Never will peace and hatred be able to abide in the same soul. Permanent peace will elude those individuals or groups whose objective is to condemn, discredit, rail at, or tear down those whose beliefs are different from their own. These people live by hatred and would destroy others insofar as it is in their power to do so. True Christians have no time for contention. Lasting peace cannot be built while we are reviling or hating others. Those who preach hate, ridicule, and untruths cannot be classified as peacemakers. Until they repent they will reap the harvest to which those engaged in the business of hatred are entitled. Feelings of enmity and malice can never be compatible with feelings of peace.
However, only those at peace can properly cope with accusations and slander. Inner peace is the prized possession of God’s valiant. A testimony of the truthfulness of the teachings of our Savior gives personal peace in times of adversity.
True peace must not be dependent upon conditions or happenings. Peace must stem from an inward contentment built upon trust, faith, and goodwill toward God, fellowmen, and self. It must be constantly nurtured by the individual who is soundly anchored to the gospel of Jesus Christ. Only then can a person realize that the trials and tribulations of daily life are less important than God’s total goodness.
Lasting peace is an eternal personal quest. Peace comes from obedience to the law. Peace comes to those who develop character and trust.
No peace will be lasting unless it is built upon the solid foundation of eternal principles such as love of God, love of neighbor, and love of self. Those who love their neighbors can bring peace and happiness to many. Love can build bridges to understanding and tear down walls of suspicion and hate. Christlike love can bring peace into any neighborhood. With that kind of love each of us can help resolve petty differences, be they in the home or community.

When we properly blend into our lives true principles of love, honesty, respect, character, faith, and patience, peace will become our priceless possession. Peace is a triumph of correct principles.

None of us will avoid the storms of life.

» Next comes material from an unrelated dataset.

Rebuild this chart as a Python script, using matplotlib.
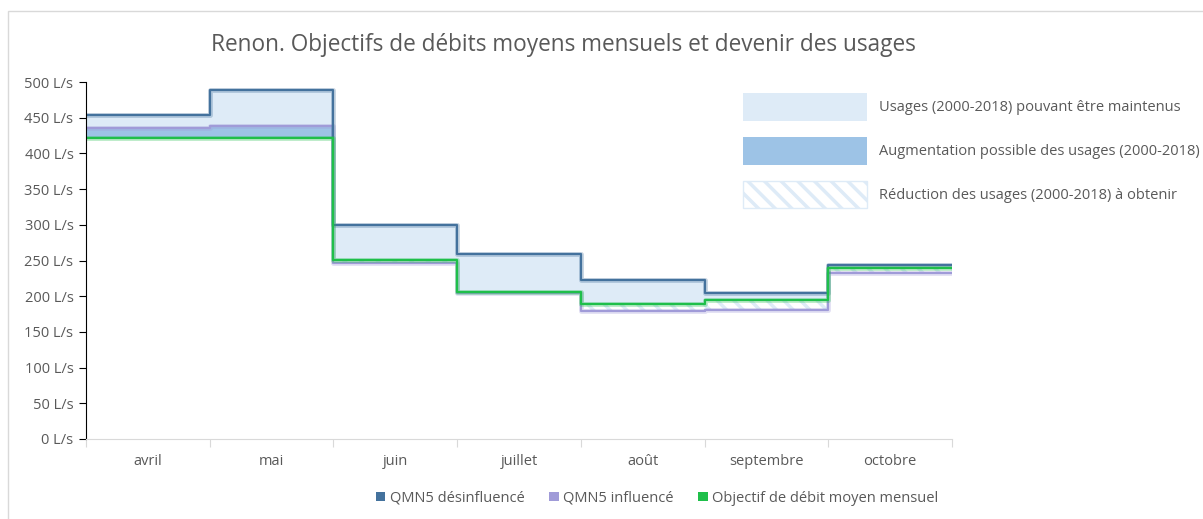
import numpy as np
import matplotlib
matplotlib.use("Agg")
import matplotlib.pyplot as plt
from matplotlib.patches import Patch, Rectangle
import matplotlib.patheffects as pe

plt.rcParams['font.family'] = ['Open Sans', 'DejaVu Sans']
plt.rcParams['hatch.linewidth'] = 2.5

# Données (L/s)
mois = ['avril', 'mai', 'juin', 'juillet', 'août', 'septembre', 'octobre']
qmn5_desinfluence = np.array([454, 489, 300, 259, 223, 205, 244])
qmn5_influence = np.array([436, 439, 247, 204, 179, 180, 233])
objectif = np.array([422, 422, 251, 206, 189, 194, 239])

c_desinf = '#44729D'
c_infl = '#A09BD8'
c_obj = '#1FBF4A'
c_light = '#DEEBF7'
c_mid = '#9DC3E6'
c_text = '#595959'
fs = 10.5

fig = plt.figure(figsize=(12.03, 5.19), dpi=100)
ax = fig.add_axes([86 / 1203, 1 - 439 / 519, (952 - 86) / 1203, (439 - 82) / 519])

x = np.arange(len(mois) + 1)
ext = lambda v: np.append(v, v[-1])
d = ext(qmn5_desinfluence)
i = ext(qmn5_influence)
o = ext(objectif)

# zones
ax.fill_between(x, np.maximum(i, o), d, step='post', color=c_light, lw=0)
ax.fill_between(x, o, np.maximum(i, o), step='post', color=c_mid, lw=0)
ax.fill_between(x, np.minimum(i, o), o, step='post', facecolor='white',
                edgecolor=c_light, hatch='\\\\', lw=0)

glow = lambda c: [pe.Stroke(linewidth=3.5, foreground=c, alpha=0.3), pe.Normal()]
ax.step(x, i, where='post', color=c_infl, lw=1.6, path_effects=glow(c_infl))
ax.step(x, d, where='post', color=c_desinf, lw=1.6, path_effects=glow(c_desinf))
ax.step(x, o, where='post', color=c_obj, lw=1.6, path_effects=glow(c_obj))

ax.set_xlim(0, len(mois))
ax.set_ylim(0, 500)
ax.set_yticks(np.arange(0, 501, 50))
ax.set_yticklabels([f'{v} L/s' for v in range(0, 501, 50)])
ax.tick_params(axis='y', length=5, colors='black', labelcolor=c_text, labelsize=fs, pad=4)

ax.set_xticks(x)
ax.set_xticklabels([])
ax.set_xticks(np.arange(len(mois)) + 0.5, minor=True)
ax.set_xticklabels(mois, minor=True)
ax.tick_params(axis='x', which='major', length=6, color='#D9D9D9')
ax.tick_params(axis='x', which='minor', length=0, labelcolor=c_text, labelsize=fs, pad=11)

for s in ['top', 'right']:
    ax.spines[s].set_visible(False)
ax.spines['bottom'].set_color('#D9D9D9')
ax.spines['left'].set_color('black')

fig.text(0.468, 1 - 45 / 519, 'Renon. Objectifs de débits moyens mensuels et devenir des usages',
         ha='center', va='center', fontsize=16.3, color=c_text)

# légende des zones
zone_handles = [
    Patch(facecolor=c_light, edgecolor='none', label='Usages (2000-2018) pouvant être maintenus'),
    Patch(facecolor=c_mid, edgecolor='none', label='Augmentation possible des usages (2000-2018)'),
    Patch(facecolor='white', edgecolor=c_light, hatch='\\\\', label='Réduction des usages (2000-2018) à obtenir'),
]
leg1 = fig.legend(handles=zone_handles, loc='upper left', bbox_to_anchor=(743 / 1203, 1 - 93 / 519),
                  frameon=False, fontsize=fs, handlelength=8.5, handleheight=2.55,
                  labelspacing=1.1, handletextpad=0.8, borderpad=0, borderaxespad=0)
for t in leg1.get_texts():
    t.set_color(c_text)

# légende des séries
serie_handles = [
    Patch(facecolor=c_desinf, label='QMN5 désinfluencé'),
    Patch(facecolor=c_infl, label='QMN5 influencé'),
    Patch(facecolor=c_obj, label='Objectif de débit moyen mensuel'),
]
leg2 = fig.legend(handles=serie_handles, loc='center', bbox_to_anchor=(657 / 1203, 1 - 498 / 519),
                  ncol=3, frameon=False, fontsize=fs, handlelength=0.65, handleheight=0.65,
                  handletextpad=0.3, columnspacing=1.7, borderpad=0)
for t in leg2.get_texts():
    t.set_color(c_text)

fig.add_artist(Rectangle((8 / 1203, -0.1), 1.1, 1.1 - 11 / 519, transform=fig.transFigure,
                         fill=False, edgecolor='#D9D9D9', lw=1))

fig.savefig('out.png', dpi=100)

The winds and the waves will periodically interfere with our chosen course. The laws of the gospel can bring us back on course and guide us to peaceful waters."

As with all the principles we discuss in this forum, I hope we can experiment on this word (our quest for peace)also and enjoy the fruit that comes with living the above-mentioned TRUE principles.
Why would we choose to continue to suffer and let others control our happiness when the truth can and will literally set us free?

Friday, February 12, 2010

A Way To Judge

I was reading a book last night (Family History) about a family in crisis. One comment the mother made is that she felt other people were judging her (and needing to place blame) because it gave them comfort; it had to be someone's fault, it couldn't just be random because then they, too, could be subject to this type of family tragedy.

It is agonizing to make the decision to finally say, "Enough is enough". There are so many voices out there (not to mention the negative chatterbox in your head which promotes fear)trying to influence you. Realize, once and for all, that no one has the right to formulate an opinion and then pass judgment on you for your decision. You can and will receive guidance from your Heavenly Father who loves you and knows you perfectly. I'm so thankful for the scriptures; I can testify I have heard the voice of the Lord speak to me through them in the most amazing, uncanny ways; just opening up randomly and reading has brought me to tears in wonder for His love for me and giving me just the guidance and assurance I needed. Go prayerfully to the scriptures every day!

Another of those 'packets of help' I received was a book by President Henry B.Eyring, To Draw Closer To God. It is difficult to discern the truth when dealing with someone who has been living in lies and deceit for so many years. They tell one group of people one thing and tell you something else. President Eyring talked about an experience he had as a Bishop with a young man who wanted to know if he had truly repented and been forgiven of his grievous sin. This Bishop approached Elder Spencer W. Kimball for guidance:
"I thought Elder Kimball would talk about fasting or prayer or listening for the still, small voice. But he surprised me. Instead he said, "Tell me something about the young man." Then he began a series of the most simple questions, such as: Does he come to Priesthood meetings? Does he come early? Does he sit toward the front? Does he home teach? Does he go early in the month? Does he go more than once? I can't remember all the questions but they were like that- little things, simple acts of obedience, of submission. And for each question I was surprised at my answers. Yes, he wasn't just at all his meetings: he was early; he was smiling; he was there not only with his whole heart, but with the broken heart of a little child, as he was every time the Lord asked anything of him. Elder Kimball looked at me and said, "There is your answer." Sufficiently humble. Stripped of pride. Stripped of envy. Never making a mock of his brother" (To Draw Closer To God,page 56-57).

This was such a revelation to me! It brought such clarity and assisted me in following through with my initial impressions. In this situation (and all situations), you are admonished to 'judge righteous judgment'. You are not condemning anyone; you are using the Lord's criteria to determine if you should 'stay or you should go'. You can judge a tree by the fruit it produces. Words can (and will) be used to manipulate but actions speak louder than words.

The most important thing to remember is that you alone are entitled to the discernment in determining your future. There will be difficulties as you move forward but there will also be peace and an assurance of God's love for you. Stay away from those who are uncharitable. Give them your love and forgiveness but surround yourself at this critical time with people who are emotionally healthy and spiritually strong. Get outside of yourself and your small family circle and serve others; there are so many people you can love. Give to those who have offended you what you want to receive: love and acceptance.